Minha recomendação é de que ao ler este conto com as crianças que se discuta a questão dos valores, das consequências de nossos atos e o lado positivo de querer ser diferente, original. Com relação ao afã pela originalidade, por “ser ou parecer diferente” vejo que não há nada de mal, pelo contrário. Creio que não há nada de mal em enxergar que somos diferentes.
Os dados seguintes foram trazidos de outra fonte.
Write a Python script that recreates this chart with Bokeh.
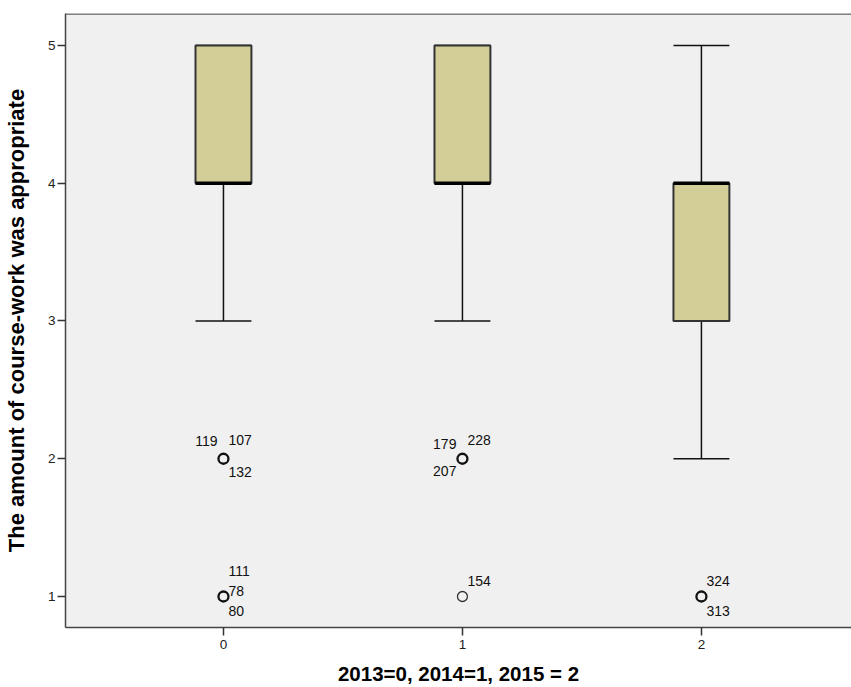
from bokeh.plotting import figure
from bokeh.models import Range1d, FixedTicker, ColumnDataSource
from bokeh.embed import file_html
from bokeh.resources import INLINE
from bokeh.core.properties import value

# ---- data ----
categories = [0, 1, 2]
q1 = [4, 4, 3]
median = [4, 4, 4]
q3 = [5, 5, 4]
whisker_low = [3, 3, 2]
whisker_high = [5, 5, 5]

# outlier points (category, value, thick = several cases overlap)
out_x = [0, 0, 1, 1, 2]
out_y = [2, 1, 2, 1, 1]
out_thick = [True, True, True, False, True]

# case-number labels for outliers
lab_x = [0, 0, 0, 0, 0, 0, 1, 1, 1, 1, 2, 2]
lab_y = [2, 2, 2, 1, 1, 1, 2, 2, 2, 1, 1, 1]
lab_text = ["119", "107", "132", "111", "78", "80", "179", "228", "207", "154", "324", "313"]
# label placement (style): side and vertical offset in px
lab_align = ["right", "left", "left", "left", "left", "left", "right", "left", "right", "left", "left", "left"]
lab_dy = [-18, -19, 13, -26, -6, 14, -15, -19, 12, -16, -16, 14]

y_ticks = [1, 2, 3, 4, 5]
x_ticks = [0, 1, 2]

FONT = "Liberation Sans"
BOX_FILL = "#D3CE97"
BG = "#F0F0F0"

XMIN, XMAX = -0.661, 2.628
YMIN, YMAX = 0.775, 5.232

p = figure(width=851, height=687, output_backend="svg", toolbar_location=None,
           x_range=Range1d(XMIN, XMAX), y_range=Range1d(YMIN, YMAX),
           min_border_left=65, min_border_top=13, min_border_right=0, min_border_bottom=60)

p.background_fill_color = BG
p.border_fill_color = "white"
p.outline_line_color = None
p.xgrid.grid_line_color = None
p.ygrid.grid_line_color = None

# top frame border
p.segment(x0=[XMIN], x1=[XMAX], y0=[YMAX], y1=[YMAX], line_color="#808080", line_width=3)

bw = 0.234
src = ColumnDataSource(dict(x=categories, q1=q1, med=median, q3=q3, lo=whisker_low, hi=whisker_high))

# whiskers
p.segment(x0="x", x1="x", y0="lo", y1="q1", source=src, line_color="#111111", line_width=1.5)
p.segment(x0="x", x1="x", y0="q3", y1="hi", source=src, line_color="#111111", line_width=1.5)
cl = [c - bw / 2 for c in categories]
cr = [c + bw / 2 for c in categories]
p.segment(x0=cl, x1=cr, y0=whisker_low, y1=whisker_low, line_color="#111111", line_width=1.5)
p.segment(x0=cl, x1=cr, y0=whisker_high, y1=whisker_high, line_color="#111111", line_width=1.5)

# boxes
p.vbar(x="x", bottom="q1", top="q3", width=bw, source=src, fill_color=BOX_FILL,
       line_color="#333333", line_width=2)
# median
p.segment(x0=cl, x1=cr, y0=median, y1=median, line_color="#000000", line_width=3.5)

# outliers
thick_x = [x for x, t in zip(out_x, out_thick) if t]
thick_y = [y for y, t in zip(out_y, out_thick) if t]
thin_x = [x for x, t in zip(out_x, out_thick) if not t]
thin_y = [y for y, t in zip(out_y, out_thick) if not t]
p.scatter(thick_x, thick_y, marker="circle", size=10, fill_color=None, line_color="#111111", line_width=2.3)
p.scatter(thin_x, thin_y, marker="circle", size=10, fill_color=None, line_color="#333333", line_width=1.3)

# labels
lab_dx = [-6 if a == "right" else 5 for a in lab_align]
lsrc = ColumnDataSource(dict(x=lab_x, y=lab_y, t=lab_text, a=lab_align, dx=lab_dx, dy=lab_dy))
p.text(x="x", y="y", text="t", text_align="a", x_offset="dx", y_offset="dy", source=lsrc,
       text_font=value(FONT), text_font_size="14px", text_color="#111111", text_baseline="middle")

# axes
for ax in (p.xaxis[0], p.yaxis[0]):
    ax.axis_line_color = "#444444"
    ax.axis_line_width = 1.5
    ax.major_tick_line_color = "#333333"
    ax.major_tick_line_width = 1.5
    ax.major_tick_out = 8
    ax.major_tick_in = 0
    ax.minor_tick_line_color = None
    ax.major_label_text_font = FONT
    ax.major_label_text_font_size = "13.5px"
    ax.major_label_text_color = "#222222"
    ax.axis_label_text_font = FONT
    ax.axis_label_text_font_style = "bold"
    ax.axis_label_text_color = "#000000"

p.xaxis.ticker = FixedTicker(ticks=x_ticks)
p.yaxis.ticker = FixedTicker(ticks=y_ticks)
p.xaxis.axis_label = "2013=0, 2014=1, 2015 = 2"
p.yaxis.axis_label = "The amount of course-work was appropriate"
p.xaxis.axis_label_text_font_size = "20.5px"
p.yaxis.axis_label_text_font_size = "22px"
p.xaxis.major_label_standoff = 4
p.yaxis.major_label_standoff = 2
p.xaxis.axis_label_standoff = 10
p.yaxis.axis_label_standoff = 16

open("out.html", "w").write(file_html(p, INLINE))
E querer parecer diferente pode fazer-nos ser ainda até mais concientes de que devemos, ou melhor dizendo, “temos como obrigação” respeitar o outro, seja ele semelhante ou não a nós , fomentando assim um mundo mais solidário, mais multicor, onde cabemos todos, com bons valores como a civilidade, a compreensão, o perdão, o amor pelos animais e em destaque aqui, o respeito pelo outro, outro este tão diferente de mim ou que simplesmente optou por ser diferente… Para isto existe esta palavra tão deliciosa: LIBERDADE!